■ **What you will do**:
All of the lines below are to be printed again exactly; images are excluded from the output.

■ **Source material**:
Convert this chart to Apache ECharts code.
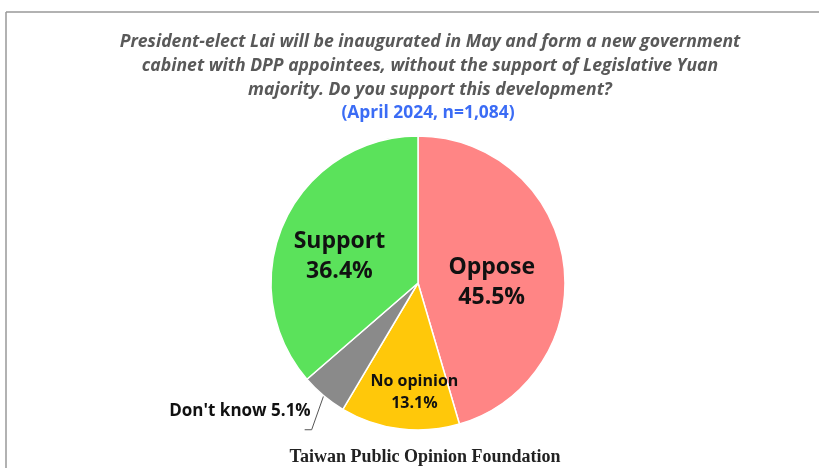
<!DOCTYPE html>
<html>
<head>
<meta charset="utf-8">
<script src="https://cdn.jsdelivr.net/npm/echarts@6/dist/echarts.min.js"></script>
<style>
  html, body { margin: 0; padding: 0; background: #fff; }
  #chart { width: 819px; height: 468px; }
</style>
</head>
<body>
<div id="chart"></div>
<script>
// Survey responses, clockwise from 12 o'clock
const categories = ['Oppose', 'No opinion', "Don't know", 'Support'];
const shares = [45.5, 13.1, 5.1, 36.4];
const sliceColors = ['#FF8585', '#FFC80A', '#8A8A8A', '#5BE25B'];

const questionLines = [
  'President-elect Lai will be inaugurated in May and form a new government',
  'cabinet with DPP appointees, without the support of Legislative Yuan',
  'majority. Do you support this development?'
];
const sampleNote = '(April 2024, n=1,084)';
const sourceNote = 'Taiwan Public Opinion Foundation';

const labelFont = 'Open Sans, Lato, sans-serif';
const pieCenter = [418, 283];
const pieRadius = 147;

// Per-slice label styling: big inside labels, small inside label, outside label
function labelFor(name) {
  if (name === 'Oppose' || name === 'Support') {
    return { show: true, position: 'inside', fontSize: 23, fontWeight: 'bold',
             color: '#111', lineHeight: 30, fontFamily: labelFont,
             formatter: '{b}\n{c}%' };
  }
  if (name === 'No opinion') {
    return { show: true, position: 'inside', fontSize: 16, fontWeight: 'bold',
             color: '#111', lineHeight: 22, fontFamily: labelFont,
             formatter: '{b}\n{c}%' };
  }
  return { show: true, position: 'outside', fontSize: 17, fontWeight: 'bold',
           color: '#111', fontFamily: labelFont, formatter: '{b} {c}%' };
}

const pieData = categories.map((name, i) => ({
  name: name,
  value: shares[i],
  itemStyle: { color: sliceColors[i] },
  label: labelFor(name),
  labelLine: name === "Don't know"
    ? { show: true, length: 30, length2: 8, lineStyle: { color: '#555', width: 1 } }
    : { show: false }
}));

// rim point at the middle of slice i (angles clockwise from 12 o'clock)
function rimPoint(i) {
  const total = shares.reduce((a, b) => a + b, 0);
  let before = 0;
  for (let k = 0; k < i; k++) before += shares[k];
  const mid = (before + shares[i] / 2) / total * 2 * Math.PI;
  return [pieCenter[0] + pieRadius * Math.sin(mid),
          pieCenter[1] - pieRadius * Math.cos(mid)];
}

const chart = echarts.init(document.getElementById('chart'), null, { renderer: 'canvas' });

chart.setOption({
  backgroundColor: '#ffffff',
  animation: false,
  title: [
    {
      text: questionLines.join('\n'),
      left: 425, top: 25, textAlign: 'center',
      textStyle: { fontFamily: 'Open Sans, sans-serif',
                   fontStyle: 'italic', fontWeight: 'bold', fontSize: 17.6,
                   lineHeight: 24, color: '#595959' }
    },
    {
      text: sampleNote,
      left: 423, top: 100, textAlign: 'center',
      textStyle: { fontFamily: 'Open Sans, sans-serif',
                   fontWeight: 'bold', fontSize: 17.4, color: '#3B6CF5' }
    },
    {
      text: sourceNote,
      left: 420, top: 443, textAlign: 'center',
      textStyle: { fontFamily: 'Liberation Serif, serif', fontWeight: 'bold',
                   fontSize: 18, color: '#222' }
    }
  ],
  graphic: [
    // chart frame: top and left edges
    { type: 'line', shape: { x1: 6, y1: 12, x2: 819, y2: 12 },
      style: { stroke: '#999', lineWidth: 1.5 }, silent: true },
    { type: 'line', shape: { x1: 6, y1: 12, x2: 6, y2: 468 },
      style: { stroke: '#999', lineWidth: 1.5 }, silent: true }
  ],
  series: [{
    type: 'pie',
    center: pieCenter,
    radius: pieRadius,
    startAngle: 90,
    clockwise: true,
    avoidLabelOverlap: false,
    itemStyle: { borderColor: '#fff', borderWidth: 1.5 },
    labelLayout: function (params) {
      if (params.dataIndex === 1) return { dy: 34, dx: 6 };
      if (params.dataIndex === 0) return { dy: 10, dx: -2 };
      if (params.dataIndex === 3) return { dx: -9, dy: 5 };
      if (params.dataIndex === 2) {
        // bent leader: steep drop from the rim, short horizontal tail,
        // text sitting above and left of the tail
        const p0 = rimPoint(2);
        const p1 = [p0[0] - 12, p0[1] + 34];
        const p2 = [p1[0] - 7, p1[1]];
        return {
          x: p2[0] + 6, y: p0[1] + 15,
          align: 'right', verticalAlign: 'middle',
          labelLinePoints: [p0, p1, p2]
        };
      }
      return {};
    },
    data: pieData
  }]
});
</script>
</body>
</html>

■ **Complete response**:
Convert this chart to Apache ECharts code.
<!DOCTYPE html>
<html>
<head>
<meta charset="utf-8">
<script src="https://cdn.jsdelivr.net/npm/echarts@6/dist/echarts.min.js"></script>
<style>
  html, body { margin: 0; padding: 0; background: #fff; }
  #chart { width: 819px; height: 468px; }
</style>
</head>
<body>
<div id="chart"></div>
<script>
// Survey responses, clockwise from 12 o'clock
const categories = ['Oppose', 'No opinion', "Don't know", 'Support'];
const shares = [45.5, 13.1, 5.1, 36.4];
const sliceColors = ['#FF8585', '#FFC80A', '#8A8A8A', '#5BE25B'];

const questionLines = [
  'President-elect Lai will be inaugurated in May and form a new government',
  'cabinet with DPP appointees, without the support of Legislative Yuan',
  'majority. Do you support this development?'
];
const sampleNote = '(April 2024, n=1,084)';
const sourceNote = 'Taiwan Public Opinion Foundation';

const labelFont = 'Open Sans, Lato, sans-serif';
const pieCenter = [418, 283];
const pieRadius = 147;

// Per-slice label styling: big inside labels, small inside label, outside label
function labelFor(name) {
  if (name === 'Oppose' || name === 'Support') {
    return { show: true, position: 'inside', fontSize: 23, fontWeight: 'bold',
             color: '#111', lineHeight: 30, fontFamily: labelFont,
             formatter: '{b}\n{c}%' };
  }
  if (name === 'No opinion') {
    return { show: true, position: 'inside', fontSize: 16, fontWeight: 'bold',
             color: '#111', lineHeight: 22, fontFamily: labelFont,
             formatter: '{b}\n{c}%' };
  }
  return { show: true, position: 'outside', fontSize: 17, fontWeight: 'bold',
           color: '#111', fontFamily: labelFont, formatter: '{b} {c}%' };
}

const pieData = categories.map((name, i) => ({
  name: name,
  value: shares[i],
  itemStyle: { color: sliceColors[i] },
  label: labelFor(name),
  labelLine: name === "Don't know"
    ? { show: true, length: 30, length2: 8, lineStyle: { color: '#555', width: 1 } }
    : { show: false }
}));

// rim point at the middle of slice i (angles clockwise from 12 o'clock)
function rimPoint(i) {
  const total = shares.reduce((a, b) => a + b, 0);
  let before = 0;
  for (let k = 0; k < i; k++) before += shares[k];
  const mid = (before + shares[i] / 2) / total * 2 * Math.PI;
  return [pieCenter[0] + pieRadius * Math.sin(mid),
          pieCenter[1] - pieRadius * Math.cos(mid)];
}

const chart = echarts.init(document.getElementById('chart'), null, { renderer: 'canvas' });

chart.setOption({
  backgroundColor: '#ffffff',
  animation: false,
  title: [
    {
      text: questionLines.join('\n'),
      left: 425, top: 25, textAlign: 'center',
      textStyle: { fontFamily: 'Open Sans, sans-serif',
                   fontStyle: 'italic', fontWeight: 'bold', fontSize: 17.6,
                   lineHeight: 24, color: '#595959' }
    },
    {
      text: sampleNote,
      left: 423, top: 100, textAlign: 'center',
      textStyle: { fontFamily: 'Open Sans, sans-serif',
                   fontWeight: 'bold', fontSize: 17.4, color: '#3B6CF5' }
    },
    {
      text: sourceNote,
      left: 420, top: 443, textAlign: 'center',
      textStyle: { fontFamily: 'Liberation Serif, serif', fontWeight: 'bold',
                   fontSize: 18, color: '#222' }
    }
  ],
  graphic: [
    // chart frame: top and left edges
    { type: 'line', shape: { x1: 6, y1: 12, x2: 819, y2: 12 },
      style: { stroke: '#999', lineWidth: 1.5 }, silent: true },
    { type: 'line', shape: { x1: 6, y1: 12, x2: 6, y2: 468 },
      style: { stroke: '#999', lineWidth: 1.5 }, silent: true }
  ],
  series: [{
    type: 'pie',
    center: pieCenter,
    radius: pieRadius,
    startAngle: 90,
    clockwise: true,
    avoidLabelOverlap: false,
    itemStyle: { borderColor: '#fff', borderWidth: 1.5 },
    labelLayout: function (params) {
      if (params.dataIndex === 1) return { dy: 34, dx: 6 };
      if (params.dataIndex === 0) return { dy: 10, dx: -2 };
      if (params.dataIndex === 3) return { dx: -9, dy: 5 };
      if (params.dataIndex === 2) {
        // bent leader: steep drop from the rim, short horizontal tail,
        // text sitting above and left of the tail
        const p0 = rimPoint(2);
        const p1 = [p0[0] - 12, p0[1] + 34];
        const p2 = [p1[0] - 7, p1[1]];
        return {
          x: p2[0] + 6, y: p0[1] + 15,
          align: 'right', verticalAlign: 'middle',
          labelLinePoints: [p0, p1, p2]
        };
      }
      return {};
    },
    data: pieData
  }]
});
</script>
</body>
</html>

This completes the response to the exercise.